The action plan includes identifying and cracking down on terror financing, boosting controls on illicit currency movement including hawala and increase prosecution. Pakistan also has to ensure that all sources of fund raising, included religious methods, must dry up completely.
India has been lobbying hard to get the country blacklisted following constant terror attacks from groups like the Lashkar-e-Taiba and Jaish-e-Mohammad operating from Pakistan. India has argued that these terror groups have financial backing of the establishment and the aid money sent to Pakistan by developed nations is redirected towards terror funding.
The international funding agencies were wary that moving Pakistan to the Blacklist could impact IMF’s $6 billion bailout programme. However, with pressure mounting on FATF to crackdown on Pakistan, the global watchdog made public its decision that Pakistan may not get another chance after February 2020.

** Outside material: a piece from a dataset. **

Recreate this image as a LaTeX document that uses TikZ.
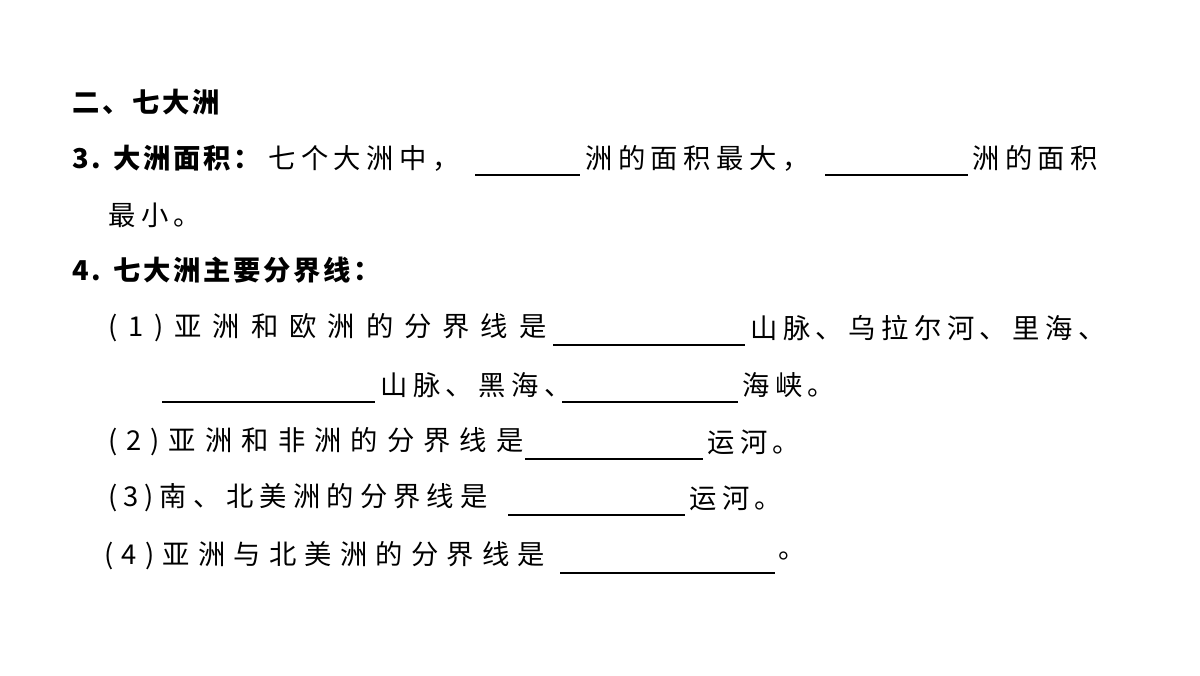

The announcement was also an indirect message for the international funding agencies to prepare for the eventuality in February 2020. Once in Blacklist, Pakistan will have trouble accessing international financial aid from the world bodies like World Bank, International Monetary Fund and the European Union.
“It was unanimously decided to express serious concern with overall lack of progress in addressing its transnational terror funding risks. It was again decided by consensus that FATF would retain Pakistan on the Grey List and warn Pakistan that if it did not complete its full action plan and show significant and sustainable progress action will be taken,” said an official privy to the development.
While putting Pakistan in Blacklist seems difficult due to the backing of China, Turkey and Malaysia that it enjoys at such gatherings where decisions have to be taken with consensus, it is evident that Pakistan will continue to be the in Grey List for some time. However, former Pakistan diplomat Hussain Haqqani tweeted saying “This time, it is the Chinese head of FATF telling Pakistan to do more.”